WorldBuilder anchors

File:Line Role
references/WorldBuilder/Chorizite.OpenGLSDLBackend/Lib/VisibilityManager.cs:73-239 RenderInsideOut — full stencil pipeline
Same file:241-359 RenderOutsideIn — outdoor branch
Same file:47-71 PrepareVisibility — visible cell set
references/WorldBuilder/Chorizite.OpenGLSDLBackend/GameScene.cs:880-1008 Main render dispatch (lines 965, 988 are the gates)
references/WorldBuilder/Chorizite.OpenGLSDLBackend/Lib/PortalRenderManager.cs:488-628 Portal mesh upload
references/WorldBuilder/Chorizite.OpenGLSDLBackend/Lib/CameraController.cs:142-174 Camera-cell tracking (portal raycasts)
references/WorldBuilder/Chorizite.OpenGLSDLBackend/Shaders/PortalStencil.frag:7-16 Stencil shader (writes gl_FragDepth = 1.0)

acdream extension points (audit-verified)

File:Line Current behavior Extension required
src/AcDream.App/Rendering/CellVisibility.cs:222-232 Returns VisibilityResult with VisibleCellIds, HasExitPortalVisible, CameraCell None — state already in place
src/AcDream.App/Rendering/GameWindow.cs:6970-6984 Computes cameraInsideCell and playerInsideCell per frame None — values already in scope
src/AcDream.App/Rendering/Wb/WbDrawDispatcher.cs:360-374 Gates by ParentCellId ∈ visibleCellIds; outdoor entities (null) always pass Add second gate: when cameraInsideCell == true and entity is outdoor (ParentCellId == null), require stencil pass or skip entirely
src/AcDream.App/Rendering/TerrainModernRenderer.cs:191-208 Frustum-only cull; renders all loaded landblocks Add parameter for stencil pass / indoor-camera state
src/AcDream.App/Rendering/GameWindow.cs:7074 _terrain?.Draw(camera, frustum, neverCullLandblockId: playerLb) Add cameraInsideCell (or equivalent) parameter
src/AcDream.App/Rendering/GameWindow.cs:7110 WbDrawDispatcher.Draw(... visibleCellIds: visibility?.VisibleCellIds, ...) Add cameraInsideCell parameter
src/AcDream.Core/Rendering/RenderingDiagnostics.cs:75-77 Existing probe flag registry (mirror of PhysicsDiagnostics) Add ProbeVisibilityEnabled from ACDREAM_PROBE_VIS=1

Issues family map

ID Symptom Closes with H1 fix?
#78 Outdoor stabs visible through inn floor/walls YES (same root cause)
Cellar-stairs (NEW) Outdoor terrain visible inside cottage cellar YES (same root cause; new evidence for #78)
#95 Portal-graph visibility blowup (visibleCells up to 295) NO — independent (different code path)
#79/#80/#81/#93/#94 Indoor lighting bugs Maybe — #93 explicitly suspects "indoor visibility culling for lights" sub-cause; lighting subsystem may share infrastructure with visibility-gate but not directly impacted

Workflow notes (from CLAUDE.md "How to operate")

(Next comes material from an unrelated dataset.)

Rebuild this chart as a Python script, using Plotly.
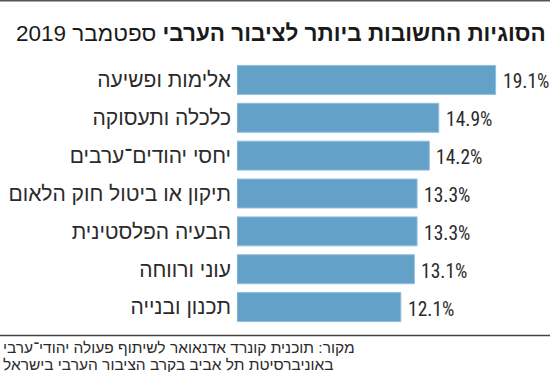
import plotly.graph_objects as go

categories = ["אלימות ופשיעה", "כלכלה ותעסוקה", "יחסי יהודים־ערבים",
              "תיקון או ביטול חוק הלאום", "הבעיה הפלסטינית", "עוני ורווחה", "תכנון ובנייה"]
values = [19.1, 14.9, 14.2, 13.3, 13.3, 13.1, 12.1]
value_labels = ["19.1%", "14.9%", "14.2%", "13.3%", "13.3%", "13.1%", "12.1%"]

title_bold = "הסוגיות החשובות ביותר לציבור הערבי"
title_rest = "ספטמבר 2019"
source_lines = ["מקור: תוכנית קונרד אדנאואר לשיתוף פעולה יהודי־ערבי",
                "באוניברסיטת תל אביב בקרב הציבור הערבי בישראל"]

W, H = 550, 372
ML, MR, MT, MB = 237, 0, 61, 46
PW, PH = W - ML - MR, H - MT - MB

def px_x(x):
    return (x - ML) / PW

def px_y(y):
    return (H - MB - y) / PH

HEB = "Liberation Sans, DejaVu Sans, sans-serif"
NUM = "Roboto Condensed, DejaVu Sans Condensed, sans-serif"

fig = go.Figure()
fig.add_trace(go.Bar(
    x=values, y=categories, orientation="h",
    marker=dict(color="#64a1c8", line=dict(color="#8fbfdc", width=1)),
    hoverinfo="skip", showlegend=False,
))

annotations = []
for c, v, t in zip(categories, values, value_labels):
    annotations.append(dict(x=v, y=c, xref="x", yref="y", text=t, showarrow=False,
                            xanchor="left", yanchor="middle", xshift=5, yshift=-2,
                            font=dict(family=NUM, size=19.5, color="#2b2b2b")))

annotations.append(dict(x=px_x(548), y=px_y(33), xref="paper", yref="paper",
                        text="<b>" + title_bold + "</b> " + title_rest, showarrow=False,
                        xanchor="right", yanchor="middle",
                        font=dict(family=HEB, size=22.5, color="#1a1a1a")))
annotations.append(dict(x=px_x(1), y=px_y(347), xref="paper", yref="paper",
                        text=source_lines[0], showarrow=False, xanchor="left", yanchor="middle",
                        font=dict(family=HEB, size=15.5, color="#2b2b2b")))
annotations.append(dict(x=px_x(1), y=px_y(364), xref="paper", yref="paper",
                        text=source_lines[1], showarrow=False, xanchor="left", yanchor="middle",
                        font=dict(family=HEB, size=15.5, color="#2b2b2b")))

shapes = [
    dict(type="line", xref="paper", yref="paper", x0=px_x(0), x1=px_x(W),
         y0=px_y(335.5), y1=px_y(335.5), line=dict(color="#444444", width=1.5)),
    dict(type="line", xref="paper", yref="paper", x0=px_x(0), x1=px_x(W),
         y0=px_y(0.8), y1=px_y(0.8), line=dict(color="#555555", width=1.6)),
]

fig.update_layout(
    width=W, height=H,
    margin=dict(l=ML, r=MR, t=MT, b=MB, pad=0),
    paper_bgcolor="white", plot_bgcolor="white",
    bargap=0.235,
    xaxis=dict(range=[0, PW / 13.54], visible=False, fixedrange=True),
    yaxis=dict(autorange="reversed", showgrid=False, zeroline=False, showline=False,
               ticks="", ticklabelstandoff=5, automargin=False,
               tickfont=dict(family=HEB, size=21, color="#2b2b2b"), fixedrange=True),
    annotations=annotations,
    shapes=shapes,
)

fig.write_html("out.html", config={"displayModeBar": False},
               post_script="document.body.style.margin='0';")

  • "No workarounds without explicit approval" — Approach C is a workaround; Approach A is the correct shape.
  • Visual verification is the user's job; can't be automated.
  • Phase ID for visibility work is undecided. User picks at implementation-session start.
  • Per the milestones doc, this is M1.5 scope; cellar-stairs is on the M1.5 critical path because it blocks the building/cellar half of the M1.5 demo.